I have no idea how they got those numbers (probably testing), but that’s the final modification to the data set to get a desired steering output signal. If I had to guess, these calculations happen almost instantly, so you shouldn’t even notice.

FIG. 14 shows a graph of an example dataset, prior to processing. This is what needs to be processed, as explained above.

FIG. 16 below shows a final output of the steering signal, with various steering magnitudes, after processing. For example, 246 is a large turn, 248 is a small turn, 250 are smoothed transitions, and 252 is obviously a straight (non-turn).


Again, this is the obvious next step. What hits me with this one is where we are in cycling. Just take a step back and appreciate what this thing actually does. We’re currently living in a moment in time where health and fitness are expressly prioritized in a large number of people’s lives. Additionally, we’re also living in a time where computing power, sensor arrays, and overall R&D have become much more affordable. Both of these factors contribute to technology like this being available to the public for household use.

More importantly, the financing for ideas like this is becoming more accessible to companies that can produce these products. I don’t mean bank financing; I mean consumer financing. The tech is here, and we’re willing to pay for it.

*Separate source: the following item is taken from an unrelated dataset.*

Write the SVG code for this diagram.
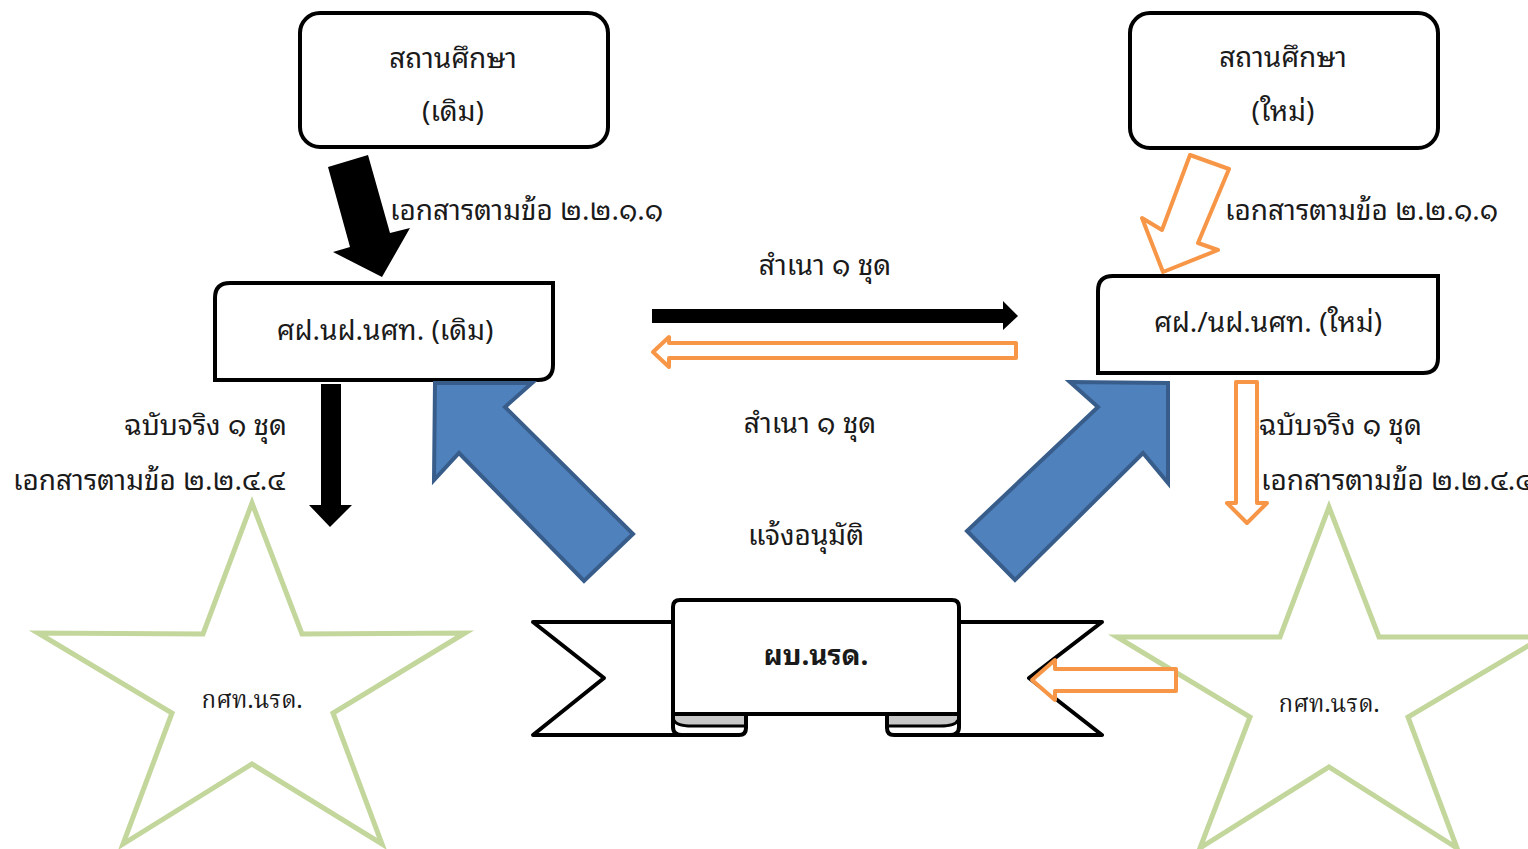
<svg xmlns="http://www.w3.org/2000/svg" width="1528" height="849" viewBox="0 0 1528 849">
<style>
text{font-family:"Noto Sans Thai Looped","Noto Sans Thai","Noto Sans","DejaVu Sans",sans-serif;font-size:28px;fill:#1a1a1a}
.serif{font-family:"Noto Serif Thai","Liberation Serif",serif;font-size:24px}
.box{fill:#fff;stroke:#000;stroke-width:4}
.star{fill:#fff;stroke:#C3D69B;stroke-width:5}
.blue{fill:#4F81BD;stroke:#385D8A;stroke-width:4;stroke-linejoin:miter}
.orange{fill:#fff;stroke:#F79646;stroke-width:4;stroke-linejoin:round}
.black{fill:#000}
.rib{fill:#fff;stroke:#000;stroke-width:4;stroke-linejoin:round}
</style>
<rect width="1528" height="849" fill="#fff"/>

<g id="star-left">
<polygon class="star" points="252,503 302,634 465,633 333,713 382,844 252,764 123,844 172,713 38,633 203,634"/>
<text class="serif" x="252" y="708" text-anchor="middle">กศท.นรด.</text>
</g>
<g id="star-right">
<polygon class="star" points="1329,507 1379,637 1543,637 1408,717 1457,848 1329,767 1200,848 1250,717 1117,637 1280,637"/>
<text class="serif" x="1329" y="712" text-anchor="middle">กศท.นรด.</text>
</g>

<g id="school-old">
<rect class="box" x="300" y="13" width="308" height="134" rx="20"/>
<text x="453" y="68" text-anchor="middle">สถานศึกษา</text>
<text x="453" y="121" text-anchor="middle">(เดิม)</text>
</g>
<g id="school-new">
<rect class="box" x="1130" y="13" width="308" height="135" rx="20"/>
<text x="1283" y="67" text-anchor="middle">สถานศึกษา</text>
<text x="1283" y="121" text-anchor="middle">(ใหม่)</text>
</g>
<g id="office-old">
<path class="box" d="M215,380 L215,298 Q215,283 230,283 L553,283 L553,365 Q553,380 538,380 Z"/>
<text x="385" y="340" text-anchor="middle">ศฝ.นฝ.นศท. (เดิม)</text>
</g>
<g id="office-new">
<path class="box" d="M1098,373 L1098,291 Q1098,276 1113,276 L1438,276 L1438,358 Q1438,373 1423,373 Z"/>
<text x="1268" y="332" text-anchor="middle">ศฝ./นฝ.นศท. (ใหม่)</text>
</g>

<g id="hq">
<polygon class="rib" points="700,622 533,622 604,678 533,735 700,735"/>
<polygon class="rib" points="930,622 1102,622 1029,678 1102,735 930,735"/>
<path class="rib" d="M673,710 L673,727 Q673,735 682,735 L739,735 Q746,735 746,728 L746,710"/>
<path class="rib" d="M887,710 L887,728 Q887,735 894,735 L950,735 Q959,735 959,727 L959,710"/>
<path class="box" d="M673,714 L673,607 Q673,600 680,600 L952,600 Q959,600 959,607 L959,714 Z"/>
<path d="M675,716 L744,716 L744,725 L690,725 Q676,725 675,719 Z" fill="#C8C8C8"/>
<path d="M674,720 Q676,726 692,726 L746,726" fill="none" stroke="#000" stroke-width="3"/>
<path d="M889,716 L957,716 L957,719 Q956,725 942,725 L889,725 Z" fill="#C8C8C8"/>
<path d="M887,726 L940,726 Q956,726 958,720" fill="none" stroke="#000" stroke-width="3"/>
<text x="816" y="665" text-anchor="middle" font-weight="bold" font-size="27">ผบ.นรด.</text>
</g>

<g id="connectors">
<polygon class="black" points="328,167 368,155 390,233 410,228 382,277 333,252 350,247"/>
<polygon class="orange" points="1190,155 1229,169 1198,243 1218,250 1163,272 1142,218 1162,230"/>
<polygon class="black" points="652,309 1003,309 1003,301 1018,316 1003,330 1003,323 652,323"/>
<polygon class="orange" points="1016,343 1016,358 669,358 669,367 653,352 669,337 669,343"/>
<polygon class="black" points="321,384 341,384 341,505 352,505 330,527 309,505 321,505"/>
<polygon class="orange" points="1236,382 1257,382 1257,503 1267,503 1247,523 1227,503 1236,503"/>
<polygon class="orange" points="1176,669 1176,691 1055,691 1055,700 1032,680 1055,660 1055,669"/>
<polygon class="blue" points="435,383 532,383 505,407 633,534 584,581 459,453 434,480"/>
<polygon class="blue" points="1070,382 1168,383 1168,483 1143,453 1015,580 967,531 1098,407"/>
</g>

<g id="labels">
<text x="390" y="220">เอกสารตามข้อ ๒.๒.๑.๑</text>
<text x="1225" y="220">เอกสารตามข้อ ๒.๒.๑.๑</text>
<text x="825" y="275" text-anchor="middle">สำเนา ๑ ชุด</text>
<text x="810" y="433" text-anchor="middle">สำเนา ๑ ชุด</text>
<text x="806" y="545" text-anchor="middle">แจ้งอนุมัติ</text>
<text x="287" y="435" text-anchor="end">ฉบับจริง ๑ ชุด</text>
<text x="13" y="490">เอกสารตามข้อ ๒.๒.๔.๔</text>
<text x="1259" y="435">ฉบับจริง ๑ ชุด</text>
<text x="1261" y="490">เอกสารตามข้อ ๒.๒.๔.๔</text>
</g>
</svg>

When I was growing up, you’d never see anyone with equipment like this in their house; it just wasn’t prioritized by the general population and was too expensive. Nowadays, these are commonplace, with some people having entire rooms committed to simulation cycling. I mean, we’re getting really close to almost perfect outdoor riding in our homes. That’s crazy to think about. With home simulation software, proper AI/algorithms, high-level equipment, and finally, financing, this idea of extremely high-performing in-house cycling equipment isn’t space-age anymore. We can just go buy it.